There can only be change if there is heightened civic education and if the holders of such perceptions can be enlightened further. There is no any curse placed on a disabled child or a child with any manifest deformities. The children with such deformities are actually very gifted depicting various precocious tendencies from a very young age. Their proclivities which hail from their gifts are therefore never shared with the world when there is discrimination based on the cultural beliefs which are whimsical. The children cannot therefore live and lead a normal life as expected hence they rarely perform their full repertoire as expected.
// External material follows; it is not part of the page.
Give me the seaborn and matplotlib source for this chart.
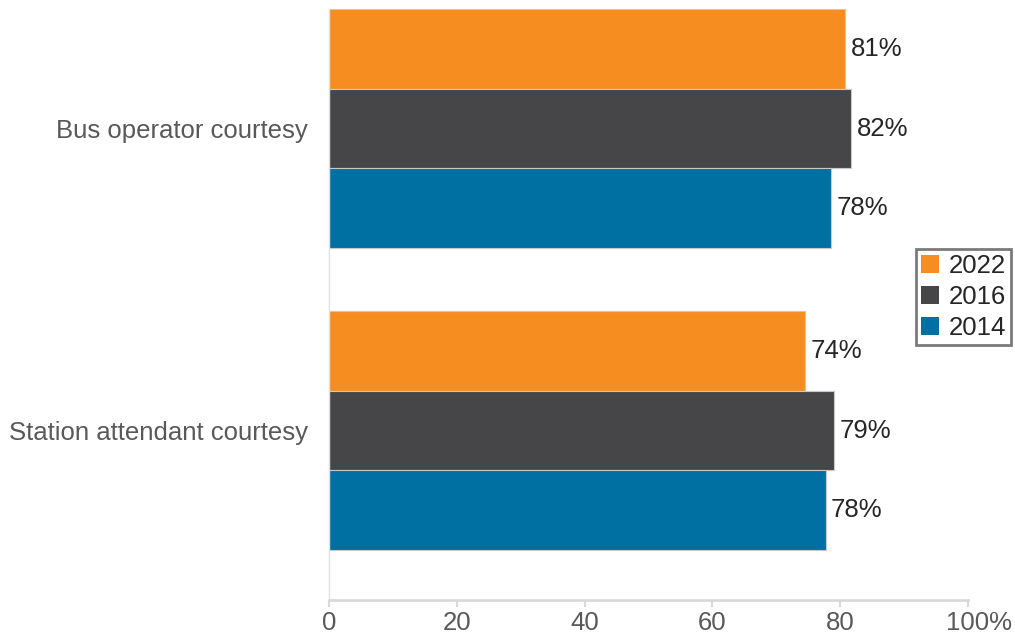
import matplotlib
matplotlib.use("Agg")
import matplotlib.pyplot as plt
import matplotlib.transforms as mtransforms
import seaborn as sns
import pandas as pd

categories = ["Bus operator courtesy", "Station attendant courtesy"]
years = ["2022", "2016", "2014"]
values_2022 = [80.8, 74.5]
values_2016 = [81.7, 79.0]
values_2014 = [78.5, 77.7]
labels_2022 = ["81%", "74%"]
labels_2016 = ["82%", "79%"]
labels_2014 = ["78%", "78%"]
xticks = [0, 20, 40, 60, 80, 100]
xtick_labels = ["0", "20", "40", "60", "80", "100%"]
colors = ["#F68D20", "#464648", "#0070A3"]

sns.set_style("white")
plt.rcParams["font.family"] = ["Liberation Sans", "DejaVu Sans"]

rows = []
for yr, vals, labs in zip(years, [values_2022, values_2016, values_2014],
                          [labels_2022, labels_2016, labels_2014]):
    for c, v, l in zip(categories, vals, labs):
        rows.append({"category": c, "year": yr, "value": v, "label": l})
df = pd.DataFrame(rows)

fig = plt.figure(figsize=(10.15, 6.34), dpi=100)
ax = fig.add_axes([329 / 1015, 34 / 634, 639 / 1015, 591 / 634])

sns.barplot(data=df, y="category", x="value", hue="year", hue_order=years,
            order=categories, palette=colors, saturation=1, orient="h", width=0.79,
            edgecolor="#C8C8C8", linewidth=0.8, ax=ax, legend=True)

for container, yr in zip(ax.containers, years):
    labs = df[df["year"] == yr].set_index("category").loc[categories, "label"].tolist()
    ax.bar_label(container, labels=labs, padding=4, fontsize=18.5, color="#262626")

ax.set_xlim(0, 100)
ax.set_ylim(1.561, -0.396)
ax.set_xticks(xticks)
ax.set_xticklabels(xtick_labels)
ax.set_xlabel("")
ax.set_ylabel("")
ax.tick_params(axis="x", length=5, width=1.5, color="#D9D9D9", labelsize=18.5,
               labelcolor="#595959", pad=3, bottom=True)
ax.tick_params(axis="y", length=0, labelsize=18.5, labelcolor="#595959", pad=15)

# shift the "100%" label so that the number is centred on its tick
last = ax.get_xticklabels()[-1]
last.set_transform(last.get_transform() +
                   mtransforms.ScaledTranslation(11.5 / 100, 0, fig.dpi_scale_trans))

for s in ["top", "right"]:
    ax.spines[s].set_visible(False)
ax.spines["bottom"].set_color("#D9D9D9")
ax.spines["bottom"].set_linewidth(2)
ax.spines["left"].set_color("#E0E0E0")
ax.spines["left"].set_linewidth(1)

leg = ax.legend(loc="upper left", bbox_to_anchor=(0.919, 0.594), borderaxespad=0,
                fontsize=18.5, frameon=True, fancybox=False, handlelength=0.7,
                handleheight=0.7, handletextpad=0.4, labelspacing=0.28,
                borderpad=0.18, title=None)
leg.get_frame().set_edgecolor("#595959")
leg.get_frame().set_linewidth(2)
for t in leg.get_texts():
    t.set_color("#262626")
for h in leg.legend_handles:
    h.set_edgecolor("none")

fig.savefig("out.png", dpi=100, facecolor="white")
It is therefore imperative that there be changes. This should ensure that there is a fine balance between what is wrong or right in the society and that people comprehensively understand that the law will always override any other cultural beliefs if they are proven to be capricious. The substantive law exists hence the changes vital are procedural. These will entail various stakeholders ranging from the governmental to civil societies and any other private stakeholders. There should be more education so that the cultural idiosyncrasies are completely dispensed with. The police should also be more vigilant and there should also be more executive curbs to ensure that people who want to facilitate such acts and baseless discrimination are effectively deterred from doing so.